NPR’s Car Talk to Stop Producing New Shows
NEW YORK (AP) — The chatty mechanics on NPR’s “Car Talk” are pulling in to the garage.
Older brother Tom is 74 years old and the brothers say it’s time to stop and smell the cappuccino.
“Car Talk” isn’t disappearing, however. NPR says repurposed episodes will continue to air every week with material culled from the show’s archives.
Here’s a snatch of dialogue from the announcement, which is sub-titled “Work-Averse Brother Decides that Even One Hour a Week Is Too Much.”
TOM: (W)ith Car Talk celebrating its 25th anniversary on NPR this fall (35th year overall, including our local years at WBUR)…
RAY: …and my brother turning over the birthday odometer to 75, we’ve decided that it’s time to stop and smell the cappuccino.
TOM: So as of October, we’re not going to be recording any more new shows. That’s right, we’re retiring.
RAY: So, we can finally answer the question, if my brother retired, how would he know?

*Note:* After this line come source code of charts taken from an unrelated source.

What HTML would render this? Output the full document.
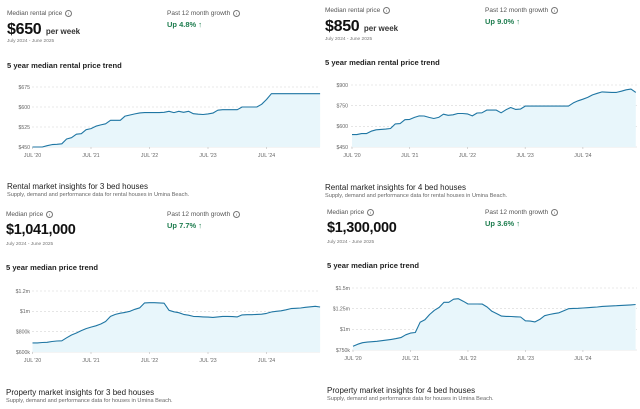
<!DOCTYPE html>
<html><head><meta charset="utf-8"><style>
body{margin:0;width:640px;height:409px;background:#fff;font-family:"Liberation Sans",sans-serif;overflow:hidden;position:relative;color:#222}
.t{position:absolute;white-space:nowrap;line-height:1}
.lab{font-size:6.5px;color:#555}
.big{font-size:16px;font-weight:bold;color:#111;letter-spacing:-0.3px}
.bigp{font-size:14.5px;font-weight:bold;color:#111;letter-spacing:-0.3px}
.pw{font-size:8px;font-weight:bold;color:#333}
.dt{font-size:4.8px;color:#777}
.gr{font-size:7.5px;font-weight:bold;color:#1e7d4f}
.ti{font-size:7.6px;font-weight:bold;color:#222}
.ins{font-size:8px;color:#222}
.sub{font-size:5.6px;color:#666}
.i{display:inline-block;width:5px;height:5px;border:0.6px solid #777;border-radius:50%;font-size:4px;text-align:center;line-height:5px;margin-left:3px;vertical-align:middle}
svg{position:absolute;left:0;top:0}
</style></head><body>
<!-- Panel 1 -->
<div class="t lab" style="left:7px;top:10px">Median rental price<span class="i">i</span></div>
<div class="t" style="left:7px;top:22px"><span class="big">$650</span> <span class="pw">per week</span></div>
<div class="t dt" style="left:7px;top:40px">July 2024 - June 2025</div>
<div class="t lab" style="left:167px;top:10px">Past 12 month growth<span class="i">i</span></div>
<div class="t gr" style="left:167px;top:21px">Up 4.8% ↑</div>
<div class="t ti" style="left:7px;top:62px">5 year median rental price trend</div>
<div class="t ins" style="left:7px;top:183px">Rental market insights for 3 bed houses</div>
<div class="t sub" style="left:7px;top:193px">Supply, demand and performance data for rental houses in Umina Beach.</div>
<!-- Panel 2 -->
<div class="t lab" style="left:325px;top:7px">Median rental price<span class="i">i</span></div>
<div class="t" style="left:325px;top:19px"><span class="big">$850</span> <span class="pw">per week</span></div>
<div class="t dt" style="left:325px;top:38px">July 2024 - June 2025</div>
<div class="t lab" style="left:485px;top:7px">Past 12 month growth<span class="i">i</span></div>
<div class="t gr" style="left:485px;top:18px">Up 9.0% ↑</div>
<div class="t ti" style="left:325px;top:59px">5 year median rental price trend</div>
<div class="t ins" style="left:325px;top:184px">Rental market insights for 4 bed houses</div>
<div class="t sub" style="left:325px;top:194px">Supply, demand and performance data for rental houses in Umina Beach.</div>
<!-- Panel 3 -->
<div class="t lab" style="left:6px;top:211px">Median price<span class="i">i</span></div>
<div class="t bigp" style="left:6px;top:223px">$1,041,000</div>
<div class="t dt" style="left:6px;top:243px">July 2024 - June 2025</div>
<div class="t lab" style="left:167px;top:211px">Past 12 month growth<span class="i">i</span></div>
<div class="t gr" style="left:167px;top:222px">Up 7.7% ↑</div>
<div class="t ti" style="left:6px;top:264px">5 year median price trend</div>
<div class="t ins" style="left:6px;top:389px">Property market insights for 3 bed houses</div>
<div class="t sub" style="left:6px;top:399px">Supply, demand and performance data for houses in Umina Beach.</div>
<!-- Panel 4 -->
<div class="t lab" style="left:327px;top:209px">Median price<span class="i">i</span></div>
<div class="t bigp" style="left:327px;top:221px">$1,300,000</div>
<div class="t dt" style="left:327px;top:241px">July 2024 - June 2025</div>
<div class="t lab" style="left:485px;top:209px">Past 12 month growth<span class="i">i</span></div>
<div class="t gr" style="left:485px;top:220px">Up 3.6% ↑</div>
<div class="t ti" style="left:327px;top:262px">5 year median price trend</div>
<div class="t ins" style="left:327px;top:387px">Property market insights for 4 bed houses</div>
<div class="t sub" style="left:327px;top:397px">Supply, demand and performance data for houses in Umina Beach.</div>

<svg id="s" width="640" height="409"></svg>
<script>
const xTickLabels=["JUL '20","JUL '21","JUL '22","JUL '23","JUL '24"];
const rent3Ticks=[450,525,600,675];
const rent3TickLabels=["$450","$525","$600","$675"];
const rent3=[450,450,450,455,459,460,462,480,485,498,500,515,519,528,533,537,550,550,550,566,570,574,578,579,579,579,579,580,584,579,584,580,584,575,573,572,574,577,588,590,590,590,590,600,600,600,600,610,628,650,650,650,650,650,650,650,650,650,650,650];
const rent4Ticks=[450,600,750,900];
const rent4TickLabels=["$450","$600","$750","$900"];
const rent4=[540,540,547,547,565,575,578,580,584,618,620,648,650,665,676,675,665,657,665,688,680,684,693,693,690,676,697,698,718,718,718,698,720,737,723,725,747,747,747,747,747,747,747,747,747,747,770,785,797,810,828,840,850,848,846,846,855,865,870,846];
const price3Ticks=[600,800,1000,1200];
const price3TickLabels=["$600k","$800k","$1m","$1.2m"];
const price3=[690,690,693,695,703,708,710,740,767,787,810,830,845,858,875,900,950,970,982,990,1000,1020,1035,1083,1085,1085,1083,1080,1010,995,987,970,962,950,948,945,943,940,945,950,950,948,945,965,967,967,970,972,980,993,1000,1005,1015,1027,1030,1033,1040,1045,1050,1043];
const price4Ticks=[750,1000,1250,1500];
const price4TickLabels=["$750k","$1m","$1.25m","$1.5m"];
const price4=[795,820,838,845,850,855,862,870,878,888,900,934,955,962,1085,1115,1180,1230,1265,1327,1327,1365,1371,1340,1307,1307,1307,1305,1270,1218,1190,1160,1157,1155,1152,1149,1103,1100,1090,1120,1165,1180,1190,1200,1225,1250,1253,1255,1258,1262,1266,1270,1278,1280,1283,1286,1289,1292,1296,1300];

const NS="http://www.w3.org/2000/svg";
const svg=document.getElementById('s');
function mk(tag,attrs,parent){const e=document.createElementNS(NS,tag);for(const k in attrs)e.setAttribute(k,attrs[k]);(parent||svg).appendChild(e);return e;}
function chart(name,data,ticks,tickLabels,g){
  const grp=mk('g',{});
  
  
  const min=ticks[0],max=ticks[ticks.length-1];
  const X=m=>g.x0+m*g.ppm;
  const Y=v=>g.yb-(v-min)/(max-min)*(g.yb-g.yt);
  ticks.forEach((t,i)=>{
    const y=Y(t);
    const ln=mk('line',{x1:g.gl,x2:g.gr,y1:y,y2:y,stroke:'#d5d5d5','stroke-width':0.6,'stroke-dasharray':i===0?'':'2,2'},grp);
    
    
    const tx=mk('text',{x:g.lx,y:y+1.8,'text-anchor':'end','font-size':5.2,fill:'#666','font-family':'Liberation Sans, sans-serif'},grp);
    tx.textContent=tickLabels[i];
    
    
  });
  xTickLabels.forEach((l,i)=>{
    const x=X(i*12);
    mk('line',{x1:x,x2:x,y1:g.yb,y2:g.yb+2,stroke:'#bbb','stroke-width':0.6},grp);
    const tx=mk('text',{x:x,y:g.xly,'text-anchor':'middle','font-size':5.2,fill:'#666','font-family':'Liberation Sans, sans-serif'},grp);
    tx.textContent=l;
    
    
  });
  let d='';
  data.forEach((v,m)=>{d+=(m?'L':'M')+X(m).toFixed(1)+','+Y(v).toFixed(1);});
  const area=mk('path',{d:d+'L'+X(data.length-1)+','+g.yb+'L'+X(0)+','+g.yb+'Z',fill:'#e8f6fb',stroke:'none'},grp);
  
  
  const line=mk('path',{d:d,fill:'none',stroke:'#1f76a3','stroke-width':1.1,'stroke-linejoin':'round'},grp);
  
  
}
chart('rent3',rent3,rent3Ticks,rent3TickLabels,{x0:32.5,ppm:4.875,yt:87,yb:147,gl:32,gr:320,lx:30,xly:157});
chart('rent4',rent4,rent4Ticks,rent4TickLabels,{x0:352,ppm:4.81,yt:85,yb:147,gl:351,gr:637,lx:348,xly:157});
chart('price3',price3,price3Ticks,price3TickLabels,{x0:32.5,ppm:4.875,yt:291,yb:352,gl:32,gr:320,lx:30,xly:362});
chart('price4',price4,price4Ticks,price4TickLabels,{x0:353,ppm:4.79,yt:288,yb:350,gl:352,gr:637,lx:350,xly:360});
</script>
</body></html>
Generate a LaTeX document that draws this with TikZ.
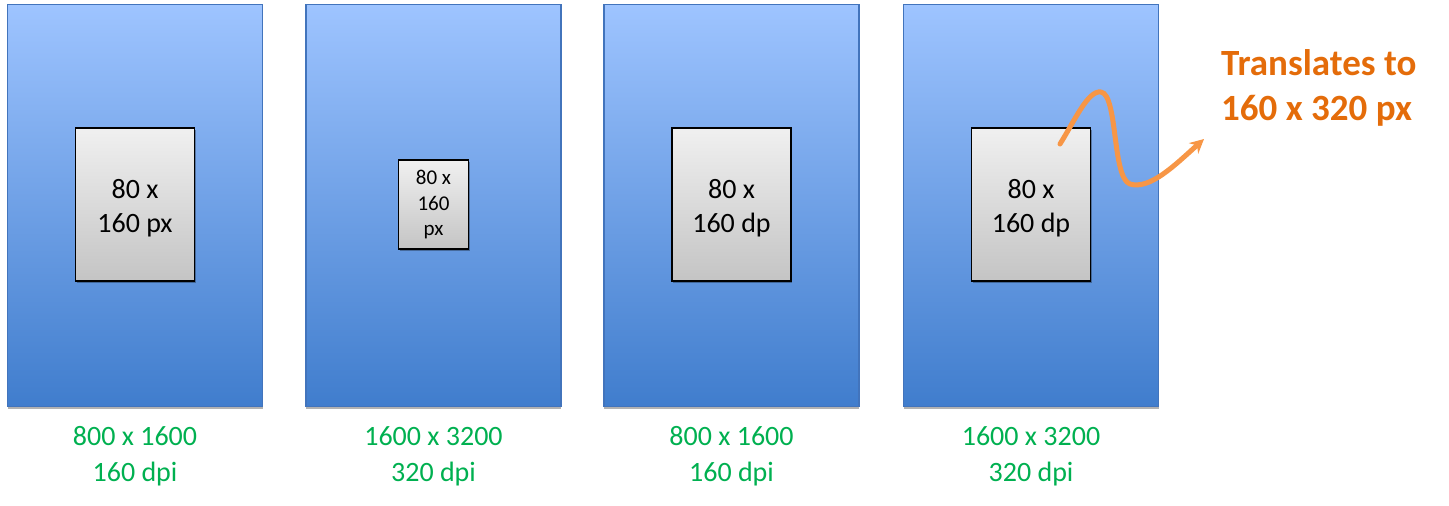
\documentclass[tikz,border=0pt]{standalone}
\usepackage{fontspec}
\setmainfont{Carlito}
\usepackage{xcolor}
\usepackage{tikz}
\usetikzlibrary{arrows.meta, shadows}
\definecolor{screentop}{RGB}{158, 196, 255}
\definecolor{screenmid}{RGB}{124, 168, 236}
\definecolor{screenbot}{RGB}{64, 125, 205}
\definecolor{screenedge}{RGB}{66, 116, 188}
\definecolor{boxtop}{RGB}{240, 240, 240}
\definecolor{boxbot}{RGB}{196, 196, 196}
\definecolor{dpigreen}{RGB}{0, 176, 80}
\definecolor{noteorange}{RGB}{228, 108, 10}
\definecolor{waveorange}{RGB}{247, 150, 70}

\begin{document}
\begin{tikzpicture}[x=1pt, y=-1pt,
    screen/.style={draw=screenedge, line width=1.6pt, top color=screentop, middle color=screenmid, bottom color=screenbot,
        minimum width=255pt, minimum height=402pt, inner sep=0pt,
        drop shadow={shadow xshift=0pt, shadow yshift=-3pt, opacity=0.3, fill=black}},
    imgbox/.style={draw=black, line width=1.5pt, top color=boxtop, bottom color=boxbot, inner sep=0pt, align=center,
        drop shadow={shadow xshift=1pt, shadow yshift=-2pt, opacity=0.3, fill=black}},
    dpilabel/.style={dpigreen, inner sep=0pt, align=center, font=\fontsize{28}{36}\selectfont}]
    \useasboundingbox (0,0) rectangle (1449,506);

    % 屏幕 1 (800 x 1600, 160 dpi)
    \begin{scope}[xshift=135pt]
        \node[screen] (screenA) at (0,205.3) {};
        \node[imgbox, minimum width=119pt, minimum height=153pt, font=\fontsize{28}{34.5}\selectfont] (boxA) at (0,204.7) {\rule{0pt}{26pt}80 x\\160 px};
        \node[dpilabel] (labelA) at (0,456) {800 x 1600\\160 dpi};
    \end{scope}

    % 屏幕 2 (1600 x 3200, 320 dpi)
    \begin{scope}[xshift=433.5pt]
        \node[screen] (screenB) at (0,205.3) {};
        \node[imgbox, minimum width=70pt, minimum height=89pt, font=\fontsize{21}{25.5}\selectfont] (boxB) at (0,204.7) {80 x\\160\\px};
        \node[dpilabel] (labelB) at (0,456) {1600 x 3200\\320 dpi};
    \end{scope}

    % 屏幕 3 - dp
    \begin{scope}[xshift=731.5pt]
        \node[screen] (screenC) at (0,205.3) {};
        \node[imgbox, minimum width=119pt, minimum height=153pt, font=\fontsize{28}{34.5}\selectfont] (boxC) at (0,204.7) {\rule{0pt}{26pt}80 x\\160 dp};
        \node[dpilabel] (labelC) at (0,456) {800 x 1600\\160 dpi};
    \end{scope}

    % 屏幕 4 - dp
    \begin{scope}[xshift=1031pt]
        \node[screen] (screenD) at (0,205.3) {};
        \node[imgbox, minimum width=119pt, minimum height=153pt, font=\fontsize{28}{34.5}\selectfont] (boxD) at (0,204.7) {\rule{0pt}{26pt}80 x\\160 dp};
        \node[dpilabel] (labelD) at (0,456) {1600 x 3200\\320 dpi};
    \end{scope}

    % 说明 (note)
    \node[noteorange, anchor=north west, inner sep=0pt, align=left, font=\fontsize{37}{45}\selectfont\bfseries] (note) at (1221,49.5) {Translates to\\160 x 320 px};

    % 箭头 (wave)
    \coordinate (wavestart) at (1060,144);
    \coordinate (wavetip) at (1204,139);
    \draw[waveorange, line width=5pt, line cap=round, -{Stealth[length=14pt, width=14pt]}]
        (wavestart) .. controls (1075,120) and (1088,90) .. (1101,92)
        .. controls (1118,95) and (1112,178) .. (1130,184)
        .. controls (1150,190) and (1175,165) .. (wavetip);
\end{tikzpicture}
\end{document}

TOM: The good news is that, despite our general incompetence, we actually remembered to hit the “record” button every week for the last 25 years. So we have more than 1,200 programs we’re going to dig into starting this fall, and the series will continue.
RAY: Every week, starting in October, NPR will broadcast a newly assembled Car Talk show, selected from the best material in our archives.
TOM: Sorry, detractors, we’re still going to be on the air!
RAY: But to our fans, don’t be sad. We’ve managed to avoid getting thrown off NPR for 25 years, given out tens of thousands of wrong answers, generated lawsuit threats from innumerable car companies, and had a hell of a lot of fun talking to you guys.
TOM: And when we listen to the stuff that’s in our archives, it still makes us laugh. A lot. We’re hoping to be like “I Love Lucy” and air ten times a day on “NPR at Nite” in 2075.
RAY: Will we change our minds and come back and do some more shows? I would say it’s unlikely, but anything’s possible. Right, Tommy?
TOM: Absolutely not. My brother can go chase himself. I’m done.